BAD, GOOD & CURIOUS GEORGES: Intriguing that defeated republican U.S. Senator George Allen — whose labeling of Virginia’s S.R. Sidrath as a “macaca” started his political death spiral — was present at Pres. George Bush’s Dec. 18 White House signing ceremony of HR 5682, the U.S.-India Peace Atomic Energy Cooperation Act.
TRUMP-ING ROSIE: Loud-mouth Rosie O’Donnell deflected criticisms about her anti-Asian expletives on ABC-TV’s The View by walloping Donald Trump over being a hypocritical “moral compass” for the Miss USA pageant. … RACIST RING AROUND THE ROSIE: The annual S.F. LGBT Pride Parade committee — largest in the nation — issues a “Pink Brick” award every June to personalities or organizations detrimental to the LGBT community cause. … Here’s a nomination — O’Donnell, praised for fighting anti-gay intolerance while mocking the Chinese language on The View.
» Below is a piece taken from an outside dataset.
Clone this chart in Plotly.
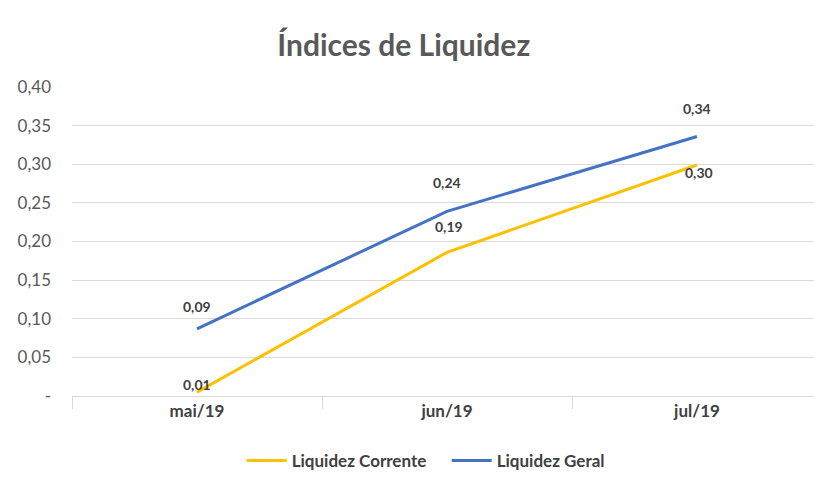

It has to go both ways.
SONG LEGACY: Although former California State Senator Alfred Song passed away in 2004, the Korean American’s legacy lives on with a stream of $6 million in the last four years coming from the Song-Brown Act of 1973 to train family practice physicians and physician assistants. Gov. Arnold Schwarzenegger awarded $1.5 million for 14 programs this month.
MOUNTAIN OUT OF A MOLE ‘HILL’: San Francisco Mayor Gavin Newsom is in 2007 anti-crime re-election mode by bolstering Police Chief Heather Fong and vetoing the latest supervisor’s foot patrol legislation. Meanwhile, the pending outcome of the David Hill court case could invite a challenger against District Attorney Kamala Harris, who is also up for re-election. Hill is accused of the 2004 slaying of officer Issac Espinoza. The liberal DA courageously took heat, especially from police officers and U.S. Senator Dianne Feinstein, for refusing to apply the death penalty in the case. And again, Harris will face prosecuting another cop’s death, Officer Bryan Tuvera, 2-month spouse of officer Salina Labutan, while pursuing an escaped felon on Dec. 22.
BOARD MEMBER IN WAITING: City contract compliance officer Bayard Fong is being encouraged to run again for school board in two years after a respectable showing last November. He’s staying visible — being elected Chinese American Democratic Club vice president and heading up efforts to retain JROTC for 1,100 APA students in the schools, plus push for a student assignment policy that doesn’t discriminate against Chinese Americans. CADC’s backing of Fong is also a message to incumbent school board members Eric Mar (also speculated 2008 District 1 supervisor candidate) and board president Norman Yee that CADC is watching those issues.
CALENDAR GALS: Supervisor Ed Jew’s wife Lorene jokingly stayed anonymous by answering to her maiden name of Chan at a recent CADC meeting inside Chinese for Affirmative Action’s conference room. She and daughter Cammie were handing out 2007 Ed Jew calendars. … BUT IT’S SPILLED WONG: However, the calendar has one boo-boo — the month of February was spelled “Febuary.”